Once you have thinned your varnish to a brush ability you like, try brushing it on a clean prepared surface. If the varnish has a tendency to froth like a soap, you definitely need to incorporate some of your oil of turpentine-oil of lavender colorant. This will help speed drying, it will make the varnish slightly darker per coat, and it will make the varnish acid enough to prevent frothing. If your varnish does not froth, so much the better. This brings me to the question about color.

I showed one of my fiddles to a well known major concert violinist about 12 years ago. He played it and complemented it highly for its tone. When he finally stopped playing, he asked me why I did not distress the finish of my fiddles as most other makers do and why my varnish was so blond? My answer to him was a question. That was, Had he ever in his life seen any paintings made in the 17th or 18th centuries that showed a violin or cello that was either distressed or brown? No, he had not. Neither have I. If the varnish is right, which is my point of view, it should look like the varnish as seen in the iconographic record. To tamper with the varnish by distressing it and using coloring additives, all designed to give violinists of today the delusion of playing on an antique, will result in a product that ten year hence looks stupid and fake. His answer to that was that I would not be able to sell my instruments because no violinists would buy them. In this he was and is absolutely right.

My intuition about the aging properties of this varnish have proven themselves by now.

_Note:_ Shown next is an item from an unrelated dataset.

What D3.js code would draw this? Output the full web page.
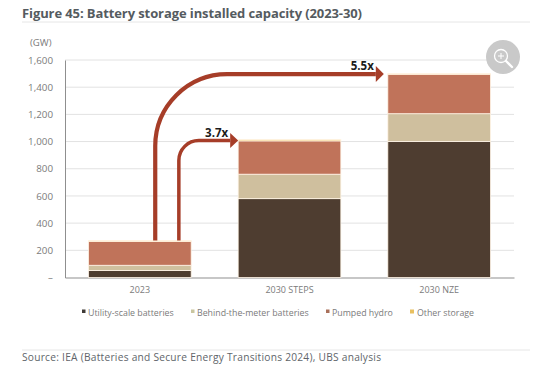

Instruments that I made 13 years ago, which were blond colored at the outset, are now a rich deep rosy golden blond-brown, absolutely transparent, and still possess a trace of fragrance from the oil of lavender. Now, they look like well preserved antique fiddles though still not as deeply brown. That deeply brown color has still to come from the oxidation of the wood from within the varnish. As the oxidation process reaches from inside the violin gradually to the outside of the fiddle, the color will begin to change again and its color will be complete. This may take 100 years, but I know it will happen. Instruments which have been artificially colored to look instantly antique today will look pasty and decrepit in 100 years.

Perhaps the greatest beauty of this varnish is its paradoxical origins. A coating of such beauty fashioned out of that dirty, muddy, ashened slurry assumes a more wonderful awe in me than if it were to come from the purest most refined products. Add to this the fact that this varnish never skins over in the jar, and that it fulfills every standard by which antique instrument varnishes are to be judged save the color (when new), it is no wonder that instrument makers have been puzzling over how this varnish came to be in the first place and that they attributed all of the acoustical qualities of the old violins to what appeared to their eyes to be self evident--how could their eyes be lying when what they heard was glorious?